Exercise instructions
Copy every line of the listing exactly.

Data extract
━━━━━━━━━━━━━━━━━━━━

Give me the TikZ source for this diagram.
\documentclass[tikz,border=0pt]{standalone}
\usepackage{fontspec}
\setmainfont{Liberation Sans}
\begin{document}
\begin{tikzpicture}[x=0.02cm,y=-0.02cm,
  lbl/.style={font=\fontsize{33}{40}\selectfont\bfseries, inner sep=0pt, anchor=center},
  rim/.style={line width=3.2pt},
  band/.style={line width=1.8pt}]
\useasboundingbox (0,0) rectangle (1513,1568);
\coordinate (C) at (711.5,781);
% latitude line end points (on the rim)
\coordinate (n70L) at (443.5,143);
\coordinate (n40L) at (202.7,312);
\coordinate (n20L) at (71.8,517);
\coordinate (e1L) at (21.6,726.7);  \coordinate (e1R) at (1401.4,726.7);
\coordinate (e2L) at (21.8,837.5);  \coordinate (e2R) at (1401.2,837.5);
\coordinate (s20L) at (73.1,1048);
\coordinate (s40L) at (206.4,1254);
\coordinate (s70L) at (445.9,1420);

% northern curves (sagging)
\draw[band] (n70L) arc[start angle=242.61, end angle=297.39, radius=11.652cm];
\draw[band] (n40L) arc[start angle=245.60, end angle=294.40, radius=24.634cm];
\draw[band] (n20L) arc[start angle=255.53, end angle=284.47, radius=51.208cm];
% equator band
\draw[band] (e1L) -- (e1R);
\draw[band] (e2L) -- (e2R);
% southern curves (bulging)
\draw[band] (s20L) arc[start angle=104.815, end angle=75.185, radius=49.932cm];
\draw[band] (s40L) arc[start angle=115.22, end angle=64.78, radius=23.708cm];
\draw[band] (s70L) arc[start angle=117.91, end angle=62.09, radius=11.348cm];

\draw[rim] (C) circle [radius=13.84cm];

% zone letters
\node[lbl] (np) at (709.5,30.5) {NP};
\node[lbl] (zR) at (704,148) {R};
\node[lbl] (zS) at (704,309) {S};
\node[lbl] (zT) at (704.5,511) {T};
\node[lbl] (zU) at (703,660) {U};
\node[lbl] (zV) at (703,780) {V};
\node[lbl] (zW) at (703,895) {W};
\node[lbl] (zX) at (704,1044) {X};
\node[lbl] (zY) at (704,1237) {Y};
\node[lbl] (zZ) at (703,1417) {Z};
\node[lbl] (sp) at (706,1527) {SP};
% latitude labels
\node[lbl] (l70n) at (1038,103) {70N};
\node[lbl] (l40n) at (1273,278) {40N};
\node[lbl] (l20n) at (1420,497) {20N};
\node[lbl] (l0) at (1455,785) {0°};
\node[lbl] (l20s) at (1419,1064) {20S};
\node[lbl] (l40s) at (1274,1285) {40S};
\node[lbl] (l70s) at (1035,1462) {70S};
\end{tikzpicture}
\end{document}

━━━━━━━━━━━━━━━━━━━━

Task answer
Give me the TikZ source for this diagram.
\documentclass[tikz,border=0pt]{standalone}
\usepackage{fontspec}
\setmainfont{Liberation Sans}
\begin{document}
\begin{tikzpicture}[x=0.02cm,y=-0.02cm,
  lbl/.style={font=\fontsize{33}{40}\selectfont\bfseries, inner sep=0pt, anchor=center},
  rim/.style={line width=3.2pt},
  band/.style={line width=1.8pt}]
\useasboundingbox (0,0) rectangle (1513,1568);
\coordinate (C) at (711.5,781);
% latitude line end points (on the rim)
\coordinate (n70L) at (443.5,143);
\coordinate (n40L) at (202.7,312);
\coordinate (n20L) at (71.8,517);
\coordinate (e1L) at (21.6,726.7);  \coordinate (e1R) at (1401.4,726.7);
\coordinate (e2L) at (21.8,837.5);  \coordinate (e2R) at (1401.2,837.5);
\coordinate (s20L) at (73.1,1048);
\coordinate (s40L) at (206.4,1254);
\coordinate (s70L) at (445.9,1420);

% northern curves (sagging)
\draw[band] (n70L) arc[start angle=242.61, end angle=297.39, radius=11.652cm];
\draw[band] (n40L) arc[start angle=245.60, end angle=294.40, radius=24.634cm];
\draw[band] (n20L) arc[start angle=255.53, end angle=284.47, radius=51.208cm];
% equator band
\draw[band] (e1L) -- (e1R);
\draw[band] (e2L) -- (e2R);
% southern curves (bulging)
\draw[band] (s20L) arc[start angle=104.815, end angle=75.185, radius=49.932cm];
\draw[band] (s40L) arc[start angle=115.22, end angle=64.78, radius=23.708cm];
\draw[band] (s70L) arc[start angle=117.91, end angle=62.09, radius=11.348cm];

\draw[rim] (C) circle [radius=13.84cm];

% zone letters
\node[lbl] (np) at (709.5,30.5) {NP};
\node[lbl] (zR) at (704,148) {R};
\node[lbl] (zS) at (704,309) {S};
\node[lbl] (zT) at (704.5,511) {T};
\node[lbl] (zU) at (703,660) {U};
\node[lbl] (zV) at (703,780) {V};
\node[lbl] (zW) at (703,895) {W};
\node[lbl] (zX) at (704,1044) {X};
\node[lbl] (zY) at (704,1237) {Y};
\node[lbl] (zZ) at (703,1417) {Z};
\node[lbl] (sp) at (706,1527) {SP};
% latitude labels
\node[lbl] (l70n) at (1038,103) {70N};
\node[lbl] (l40n) at (1273,278) {40N};
\node[lbl] (l20n) at (1420,497) {20N};
\node[lbl] (l0) at (1455,785) {0°};
\node[lbl] (l20s) at (1419,1064) {20S};
\node[lbl] (l40s) at (1274,1285) {40S};
\node[lbl] (l70s) at (1035,1462) {70S};
\end{tikzpicture}
\end{document}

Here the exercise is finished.